I’m a Republican that Agrees with President Obama on Climate

January 30, 2014

Rev. Mitch Hescox in Patheos:

President Obama got it exactly right last night at the beginning of his State of the Union address when he said it is the hard-working citizens of our great nation that make the state of our Union strong, and that the United States is the best positioned country in the world to succeed in the 21st Century.

This is in spite of divisions within our great nation that continue to hold us back from achieving our full potential.

Social scientist Robert Putnam, of “bowling alone” fame, and his colleagues have done extensive research on the current attitudes and values of Americans.  They have confirmed what many of us know in our gut: the greatest thing that divides us today is politics or political ideology – not religion, not race, the two main things that divided us in our fairly recent past.  As Putnam said in a 2010 interview about his book, American Grace, “the underlying division [in America today] is not actually mostly about religion. It’s mostly about politics.”

And as a Pew poll just found, at the heart of this divide is protecting the environment: 65% of Democrats consider it a top priority, but only 28% of Republicans do – a yawning gulch of 37 points.

Huffington Post:

Gallup headlined on 28 January 2014,“Democrats and Republicans Differ on Top Priorities,” and reported that the biggest difference between supporters of the two Parties concerned “The environment,” where 71% of Democrats said it’s important to them, versus only 32% of Republicans who did: a whopping difference of 39%, between the two Parties, considered that issue to be important. The second-biggest difference was on “The distribution of income and wealth”: 72% of Democrats, versus only 38% of Republicans – a 34% difference. Third came “Poverty and homelessness”: 82% of Democrats, versus 53% of Republicans – a 29% difference. Fourth came “Education”: 91% of Democrats, versus 70% of Republicans – a 21% difference.

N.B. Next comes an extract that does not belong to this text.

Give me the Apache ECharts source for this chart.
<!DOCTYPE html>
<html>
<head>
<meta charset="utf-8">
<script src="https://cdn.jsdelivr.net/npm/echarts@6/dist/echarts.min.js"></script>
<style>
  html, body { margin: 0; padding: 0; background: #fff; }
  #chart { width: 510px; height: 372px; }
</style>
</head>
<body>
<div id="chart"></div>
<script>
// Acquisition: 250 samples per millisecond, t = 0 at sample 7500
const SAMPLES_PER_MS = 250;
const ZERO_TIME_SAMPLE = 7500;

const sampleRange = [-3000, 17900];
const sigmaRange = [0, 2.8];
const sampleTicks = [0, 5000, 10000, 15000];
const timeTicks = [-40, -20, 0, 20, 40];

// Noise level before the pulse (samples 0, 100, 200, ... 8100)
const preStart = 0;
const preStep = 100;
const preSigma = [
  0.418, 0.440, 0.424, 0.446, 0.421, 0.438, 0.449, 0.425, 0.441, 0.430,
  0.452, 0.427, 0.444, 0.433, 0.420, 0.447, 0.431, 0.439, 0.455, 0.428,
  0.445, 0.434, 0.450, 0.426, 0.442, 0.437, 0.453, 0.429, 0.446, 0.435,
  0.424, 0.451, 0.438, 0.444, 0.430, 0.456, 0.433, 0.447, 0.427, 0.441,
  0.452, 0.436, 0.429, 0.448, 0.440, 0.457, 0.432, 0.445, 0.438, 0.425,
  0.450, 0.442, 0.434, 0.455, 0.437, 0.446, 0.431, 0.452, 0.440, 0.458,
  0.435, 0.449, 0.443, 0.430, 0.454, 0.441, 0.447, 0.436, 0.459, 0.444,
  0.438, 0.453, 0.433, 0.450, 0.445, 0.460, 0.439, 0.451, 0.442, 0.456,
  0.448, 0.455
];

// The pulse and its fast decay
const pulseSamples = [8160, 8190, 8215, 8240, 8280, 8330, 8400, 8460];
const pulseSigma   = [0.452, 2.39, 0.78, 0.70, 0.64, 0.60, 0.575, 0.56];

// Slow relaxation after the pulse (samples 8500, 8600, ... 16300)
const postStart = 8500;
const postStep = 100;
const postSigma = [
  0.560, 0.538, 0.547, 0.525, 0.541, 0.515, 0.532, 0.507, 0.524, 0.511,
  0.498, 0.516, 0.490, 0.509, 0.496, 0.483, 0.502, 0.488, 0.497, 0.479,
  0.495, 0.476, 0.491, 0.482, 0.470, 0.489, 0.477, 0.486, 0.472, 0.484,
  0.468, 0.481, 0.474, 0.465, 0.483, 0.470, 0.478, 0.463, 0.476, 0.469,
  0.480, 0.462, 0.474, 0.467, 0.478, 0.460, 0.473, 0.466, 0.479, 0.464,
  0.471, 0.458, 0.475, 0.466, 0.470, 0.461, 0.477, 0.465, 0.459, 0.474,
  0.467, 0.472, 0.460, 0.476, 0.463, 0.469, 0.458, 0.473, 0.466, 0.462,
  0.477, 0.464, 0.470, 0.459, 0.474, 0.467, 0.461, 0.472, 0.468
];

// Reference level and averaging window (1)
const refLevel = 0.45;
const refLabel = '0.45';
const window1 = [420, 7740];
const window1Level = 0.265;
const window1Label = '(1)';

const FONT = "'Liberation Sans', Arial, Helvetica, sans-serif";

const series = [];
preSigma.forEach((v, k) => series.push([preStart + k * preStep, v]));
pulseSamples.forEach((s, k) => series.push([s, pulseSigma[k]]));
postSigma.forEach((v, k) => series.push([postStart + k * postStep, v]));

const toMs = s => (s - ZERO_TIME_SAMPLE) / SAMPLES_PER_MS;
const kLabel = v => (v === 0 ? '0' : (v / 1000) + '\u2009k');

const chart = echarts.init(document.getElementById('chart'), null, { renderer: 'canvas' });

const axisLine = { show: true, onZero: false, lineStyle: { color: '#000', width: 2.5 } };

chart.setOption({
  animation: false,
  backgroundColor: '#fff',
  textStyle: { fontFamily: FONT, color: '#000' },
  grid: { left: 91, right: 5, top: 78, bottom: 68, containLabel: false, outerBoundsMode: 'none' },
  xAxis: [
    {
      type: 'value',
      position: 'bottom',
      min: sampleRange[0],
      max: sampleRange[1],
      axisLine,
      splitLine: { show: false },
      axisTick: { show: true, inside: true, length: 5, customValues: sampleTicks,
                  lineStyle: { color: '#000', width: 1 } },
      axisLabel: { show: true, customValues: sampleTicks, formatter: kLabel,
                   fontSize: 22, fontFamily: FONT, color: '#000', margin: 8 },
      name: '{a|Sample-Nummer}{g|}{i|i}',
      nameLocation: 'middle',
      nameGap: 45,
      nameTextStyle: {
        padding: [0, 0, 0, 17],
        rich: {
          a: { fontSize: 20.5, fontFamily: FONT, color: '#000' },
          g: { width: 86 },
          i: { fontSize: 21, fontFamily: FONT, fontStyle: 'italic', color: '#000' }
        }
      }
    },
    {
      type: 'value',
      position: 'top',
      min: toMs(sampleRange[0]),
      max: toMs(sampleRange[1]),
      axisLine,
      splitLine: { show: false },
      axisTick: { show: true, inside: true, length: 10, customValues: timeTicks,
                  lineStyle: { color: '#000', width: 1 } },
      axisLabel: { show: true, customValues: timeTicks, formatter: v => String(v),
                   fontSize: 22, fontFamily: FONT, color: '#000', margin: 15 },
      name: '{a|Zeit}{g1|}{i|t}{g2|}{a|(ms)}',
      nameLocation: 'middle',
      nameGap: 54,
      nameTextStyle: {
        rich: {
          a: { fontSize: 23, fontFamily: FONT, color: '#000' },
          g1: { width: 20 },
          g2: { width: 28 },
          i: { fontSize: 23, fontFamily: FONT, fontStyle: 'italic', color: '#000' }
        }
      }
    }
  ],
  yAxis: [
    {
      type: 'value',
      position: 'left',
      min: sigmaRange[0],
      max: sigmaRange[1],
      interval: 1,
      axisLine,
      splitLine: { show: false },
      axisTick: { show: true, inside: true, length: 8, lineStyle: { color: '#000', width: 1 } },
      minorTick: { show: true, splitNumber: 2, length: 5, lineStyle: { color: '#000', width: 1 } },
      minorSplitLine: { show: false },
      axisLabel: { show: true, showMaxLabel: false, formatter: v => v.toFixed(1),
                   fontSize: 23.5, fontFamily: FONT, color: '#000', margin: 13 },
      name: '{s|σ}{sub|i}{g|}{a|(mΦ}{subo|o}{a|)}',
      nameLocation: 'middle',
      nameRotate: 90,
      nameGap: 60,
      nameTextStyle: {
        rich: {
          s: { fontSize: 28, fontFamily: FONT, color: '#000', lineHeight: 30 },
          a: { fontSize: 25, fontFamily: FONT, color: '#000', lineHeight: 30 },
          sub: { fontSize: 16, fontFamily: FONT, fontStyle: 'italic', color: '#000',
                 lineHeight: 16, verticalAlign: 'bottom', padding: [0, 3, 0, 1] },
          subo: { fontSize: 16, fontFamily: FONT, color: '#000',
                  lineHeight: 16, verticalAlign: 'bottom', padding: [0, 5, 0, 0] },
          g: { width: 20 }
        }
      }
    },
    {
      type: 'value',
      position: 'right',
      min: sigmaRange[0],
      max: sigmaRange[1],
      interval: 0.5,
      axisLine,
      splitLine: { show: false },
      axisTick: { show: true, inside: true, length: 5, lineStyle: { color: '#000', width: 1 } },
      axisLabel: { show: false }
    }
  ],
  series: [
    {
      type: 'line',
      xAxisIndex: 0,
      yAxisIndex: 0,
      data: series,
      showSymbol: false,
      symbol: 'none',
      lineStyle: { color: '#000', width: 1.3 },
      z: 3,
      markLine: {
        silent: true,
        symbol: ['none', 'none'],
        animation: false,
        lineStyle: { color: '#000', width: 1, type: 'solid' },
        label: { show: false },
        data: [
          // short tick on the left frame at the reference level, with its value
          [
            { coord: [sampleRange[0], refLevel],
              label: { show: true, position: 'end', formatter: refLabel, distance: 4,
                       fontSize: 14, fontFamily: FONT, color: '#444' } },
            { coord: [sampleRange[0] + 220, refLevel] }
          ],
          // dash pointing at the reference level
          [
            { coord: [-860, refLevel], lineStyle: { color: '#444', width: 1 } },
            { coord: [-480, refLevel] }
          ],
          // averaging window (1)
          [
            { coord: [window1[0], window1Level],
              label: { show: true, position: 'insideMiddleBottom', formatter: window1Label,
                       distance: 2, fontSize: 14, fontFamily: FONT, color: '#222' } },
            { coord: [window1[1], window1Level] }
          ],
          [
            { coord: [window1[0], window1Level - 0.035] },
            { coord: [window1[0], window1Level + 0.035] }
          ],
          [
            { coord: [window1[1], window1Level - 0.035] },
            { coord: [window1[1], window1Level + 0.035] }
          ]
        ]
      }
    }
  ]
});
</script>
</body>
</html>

Here were the four issues on the conservative end, the four issues where Republicans scored the largest amount higher (more concerned) than Democrats: First, “The military and national defense”: 76% of Republicans, versus 61% of Democrats – a 15% difference – considered that issue to be important. Second, “Taxes”: 69% of Republicans, versus 56% of Democrats – a 13% difference. Third, “Terrorism”: 77% of Republicans, versus 68% of Democrats – a 9% difference. Fourth, “Government surveillance of U.S. citizens”: 45% of Republicans, versus 37% of Democrats – an 8% difference (but if the President had been a Republican, Democrats might have been more concerned about that issue than Republicans would have been).

Rev. Mitch Hescox in Patheos:

 And in the area where currently division runs deepest, protecting the environment and addressing global warming, I find myself agreeing with President Obama that our country must take strong action to reduce pollution from fossil fuels that fouls our air, makes our water impure, and helps to create one of the greatest threats to our children’s future, climate change.

I would prefer that Congress pass a law that puts a price on carbon, thereby unleashing the innovation of the marketplace to create a clean energy future.  But time is short, and absent that, I support the President’s efforts to reduce carbon pollution by using the Clean Air Act as mentioned in last night’s address.

As the Pew poll indicates, my support for the President’s leadership on climate change makes me a bit out of step with many of my fellow Republicans.  But my pro-environment stance is actually in keeping with our strong Republican heritage of environmental protection:

  • Teddy Roosevelt is the greatest conservationist our country has ever had.
  • Richard Nixon created the Environmental Protection Agency and signed the Clean Air Act and the Endangered Species Act.
  • Ronald Reagan pushed to make the Montreal Protocol stronger and then secured its ratification by the Senate – the first and only international treaty on atmospheric pollutants, in this case pollution that makes the ozone hole bigger, leading to skin cancer.
  • George H. W. Bush signed the 1990 Clean Air Act, making it stronger as it went through the legislative process.

Unfortunately, today everyone is so afraid in his or her own ideology, we refuse to have reasonable dialogue and work toward the common ground these Republican Presidents found.


2 Responses to “I’m a Republican that Agrees with President Obama on Climate”

  1. Gingerbaker Says:

    “the United States is the best positioned country in the world to succeed in the 21st Century.”

    He lost me right there.

    • dumboldguy Says:

      Yeah, me too, and it’s not “in spite of” but BECAUSE OF “divisions within our great nation that continue to hold us back from achieving our full potential”. AKA “right wing craziness that puts narrow ideology ahead of the greater good”. Undo the damage that the Repugnants have done to the country over the past 30+ years and the U.S. might actually “succeed” again.